Work instructions: Among the lines of the listing below, retype exactly those from the one containing "Clone this diagram in TikZ." through the one containing "(S) at (142,744)", both included. Do not include pictures.

Input data:
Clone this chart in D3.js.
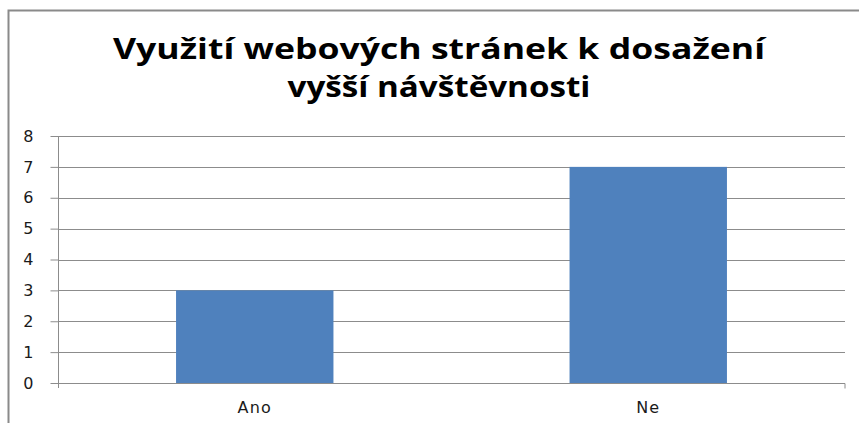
<!DOCTYPE html>
<html><head><meta charset="utf-8">
<script src="https://cdn.jsdelivr.net/npm/d3@7"></script>
<style>html,body{margin:0;padding:0;background:#fff;}svg{display:block;}</style>
</head><body>
<script>
const titleLines = ["Využití webových stránek k dosažení", "vyšší návštěvnosti"];
const categories = ["Ano", "Ne"];
const values = [3, 7];
const yTicks = [0, 1, 2, 3, 4, 5, 6, 7, 8];

const W = 859, H = 423;
const svg = d3.select("body").append("svg").attr("width", W).attr("height", H);

// outer chart border (clipped at right/bottom)
svg.append("path").attr("d", `M8.5,${H+2}V10.5H${W+2}`)
  .attr("fill", "none").attr("stroke", "#8a8a8a").attr("stroke-width", 2);

const m = {left: 58, right: 845, top: 136, bottom: 383};
const x = d3.scaleBand().domain(categories).range([m.left, m.right]).paddingInner(0.6).paddingOuter(0.3);
const y = d3.scaleLinear().domain([0, 8]).range([m.bottom, m.top]);

// gridlines
svg.append("g").selectAll("line").data(yTicks.filter(d => d > 0)).join("line")
  .attr("x1", m.left).attr("x2", m.right)
  .attr("y1", d => Math.round(y(d)) + 0.5).attr("y2", d => Math.round(y(d)) + 0.5)
  .attr("stroke", "#8c8c8c").attr("stroke-width", 1);

// bars
svg.append("g").selectAll("rect").data(values).join("rect")
  .attr("x", (d, i) => x(categories[i]))
  .attr("width", x.bandwidth())
  .attr("y", d => y(d))
  .attr("height", d => y(0) - y(d))
  .attr("fill", "#4f81bd");

const labelStyle = sel => sel
  .style("font-family", "'DejaVu Sans', Verdana, sans-serif")
  .style("font-size", "16px")
  .style("letter-spacing", "1.2px")
  .attr("fill", "#1a1a1a");

// y axis
const yAxis = svg.append("g").attr("transform", `translate(${m.left + 0.5},0)`)
  .call(d3.axisLeft(y).tickValues(yTicks).tickSize(8).tickPadding(17).tickFormat(d3.format("d")));
yAxis.select(".domain").attr("d", `M0,${m.top}V${m.bottom + 5}`).attr("stroke", "#8c8c8c");
yAxis.selectAll(".tick line").attr("stroke", "#8c8c8c");
yAxis.selectAll("text").call(labelStyle).style("letter-spacing", "0px");

// x axis
const xAxis = svg.append("g").attr("transform", `translate(0,${Math.round(y(0)) + 0.5})`)
  .call(d3.axisBottom(x).tickSize(0).tickPadding(18));
xAxis.select(".domain").attr("d", `M${m.left},0H${m.right}V5`).attr("stroke", "#8c8c8c");
xAxis.selectAll("text").call(labelStyle);

// title
const titleWidths = [652, 303];
const tg = svg.append("g");
titleLines.forEach((t, i) => {
  tg.append("text").text(t)
    .attr("x", 439).attr("y", 59 + i * 38)
    .attr("text-anchor", "middle")
    .style("font-family", "'Open Sans', 'Noto Sans', sans-serif")
    .style("font-weight", "bold").style("font-size", "29px")
    .attr("textLength", titleWidths[i]).attr("lengthAdjust", "spacingAndGlyphs")
    .attr("fill", "#000");
});
</script>
</body></html>
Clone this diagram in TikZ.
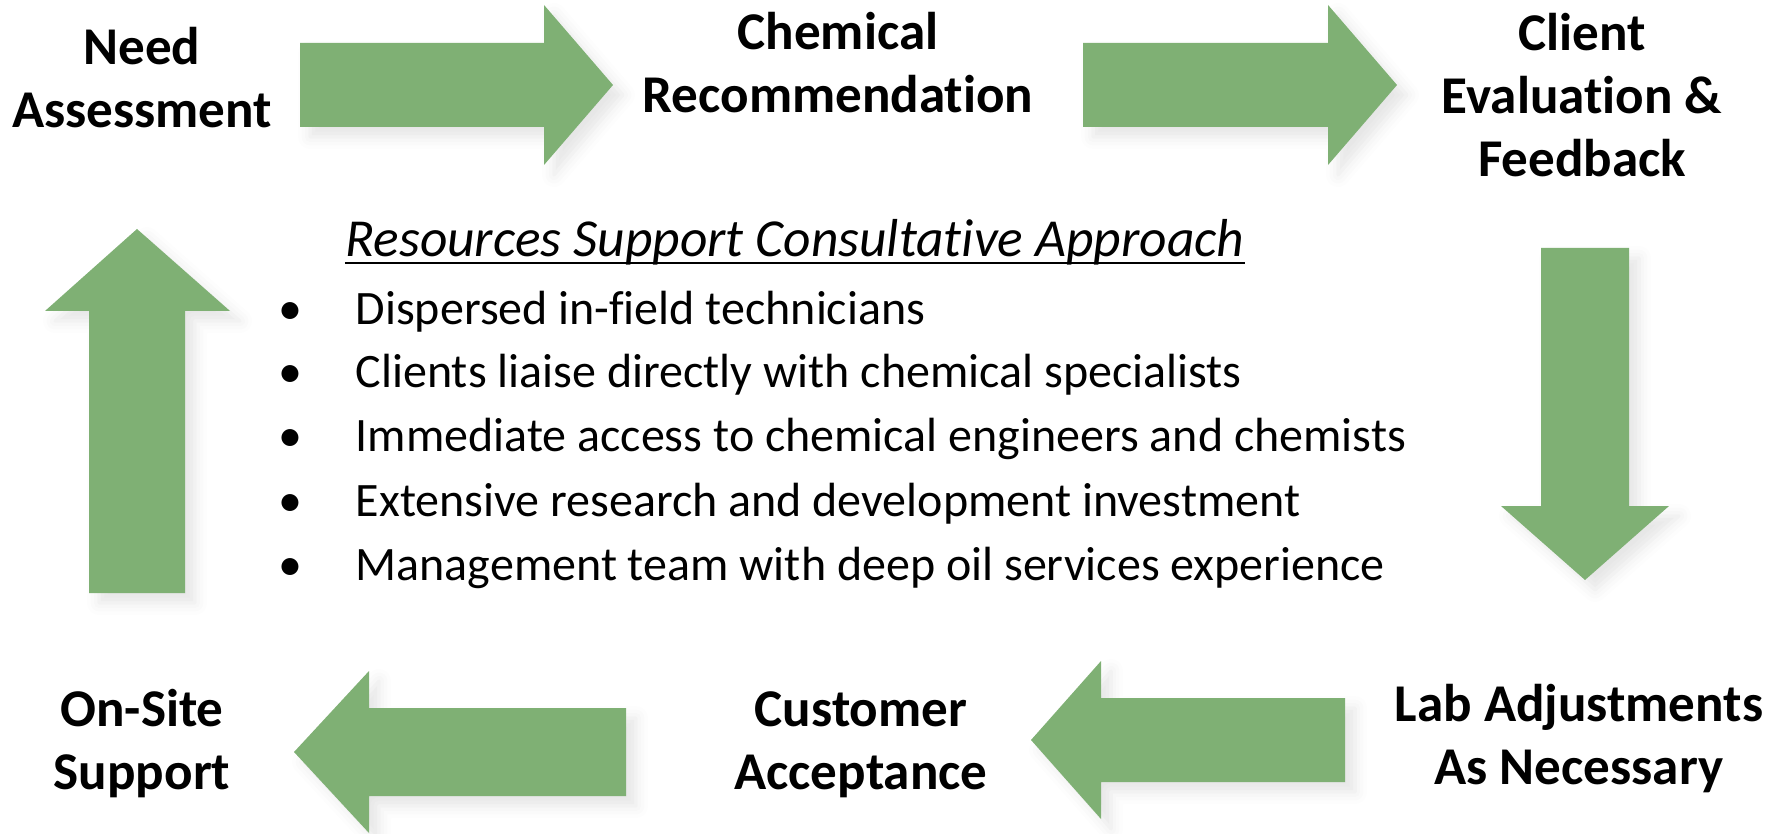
\documentclass[tikz,border=0pt]{standalone}
\usepackage{fontspec}
\setmainfont{Carlito}[Ligatures={NoCommon,NoContextual}]
\usetikzlibrary{shadows.blur}
\definecolor{arrowgreen}{RGB}{127,176,116}
\begin{document}
\begin{tikzpicture}[x=0.01cm,y=-0.01cm,
    stage/.style={align=center,inner sep=0pt,font=\bfseries\fontsize{15.1}{17.9}\selectfont},
    item/.style={anchor=base west,inner sep=0pt,font=\fontsize{13.65}{17.9}\selectfont},
    dot/.style={anchor=base,inner sep=0pt,font=\fontsize{13.65}{17.9}\selectfont},
    flowarrow/.style={fill=arrowgreen,blur shadow={shadow xshift=0.1cm,shadow yshift=-0.1cm,shadow opacity=10,shadow blur radius=0.12cm}}]
      \useasboundingbox (0,0) rectangle (1783,834);

      \node[stage] (N) at (142,78) {Need\\Assessment};
      \node[stage] (C) at (838,63) {Chemical\\Recommendation};
      \node[stage] (E) at (1582,95) {Client\\Evaluation \&\\Feedback};
      \node[stage] (L) at (1579,739) {Lab Adjustments\\As Necessary};
      \node[stage] (A) at (861,745) {Customer\\Acceptance};
      \node[stage] (S) at (142,744) {On-Site\\Support};

      \fill[flowarrow] (300,43) -- (544,43) -- (544,5) -- (613,85) -- (544,165) -- (544,127) -- (300,127) -- cycle;
      \fill[flowarrow] (1083,43) -- (1328,43) -- (1328,5) -- (1397,85) -- (1328,165) -- (1328,127) -- (1083,127) -- cycle;
      \fill[flowarrow] (1541,248) -- (1629,248) -- (1629,506) -- (1669,506) -- (1585,580) -- (1501,506) -- (1541,506) -- cycle;
      \fill[flowarrow] (1345,698) -- (1101,698) -- (1101,661) -- (1031,740) -- (1101,819) -- (1101,782) -- (1345,782) -- cycle;
      \fill[flowarrow] (626,708) -- (369,708) -- (369,671) -- (294,752) -- (369,833) -- (369,796) -- (626,796) -- cycle;
      \fill[flowarrow] (89,593) -- (89,311) -- (45,311) -- (137,229) -- (230,311) -- (185,311) -- (185,593) -- cycle;

      \node[dot,font=\itshape\fontsize{15.2}{17.9}\selectfont] (H) at (795,257) {Resources Support Consultative Approach};
      \draw[line width=0.6pt] ([yshift=-0.06cm]H.base west) -- ([yshift=-0.06cm]H.base east);

      \node[dot] (D1) at (290,325) {•};
      \node[dot] (D2) at (290,388) {•};
      \node[dot] (D3) at (290,452) {•};
      \node[dot] (D4) at (290,516) {•};
      \node[dot] (D5) at (290,580) {•};

      \node[item] (I1) at (355,325) {Dispersed in-field technicians};
      \node[item] (I2) at (355,388) {Clients liaise directly with chemical specialists};
      \node[item] (I3) at (355,452) {Immediate access to chemical engineers and chemists};
      \node[item] (I4) at (355,516) {Extensive research and development investment};
      \node[item] (I5) at (355,580) {Management team with deep oil services experience};
  \end{tikzpicture}
\end{document}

Solution for this problem:
Clone this diagram in TikZ.
\documentclass[tikz,border=0pt]{standalone}
\usepackage{fontspec}
\setmainfont{Carlito}[Ligatures={NoCommon,NoContextual}]
\usetikzlibrary{shadows.blur}
\definecolor{arrowgreen}{RGB}{127,176,116}
\begin{document}
\begin{tikzpicture}[x=0.01cm,y=-0.01cm,
    stage/.style={align=center,inner sep=0pt,font=\bfseries\fontsize{15.1}{17.9}\selectfont},
    item/.style={anchor=base west,inner sep=0pt,font=\fontsize{13.65}{17.9}\selectfont},
    dot/.style={anchor=base,inner sep=0pt,font=\fontsize{13.65}{17.9}\selectfont},
    flowarrow/.style={fill=arrowgreen,blur shadow={shadow xshift=0.1cm,shadow yshift=-0.1cm,shadow opacity=10,shadow blur radius=0.12cm}}]
      \useasboundingbox (0,0) rectangle (1783,834);

      \node[stage] (N) at (142,78) {Need\\Assessment};
      \node[stage] (C) at (838,63) {Chemical\\Recommendation};
      \node[stage] (E) at (1582,95) {Client\\Evaluation \&\\Feedback};
      \node[stage] (L) at (1579,739) {Lab Adjustments\\As Necessary};
      \node[stage] (A) at (861,745) {Customer\\Acceptance};
      \node[stage] (S) at (142,744) {On-Site\\Support};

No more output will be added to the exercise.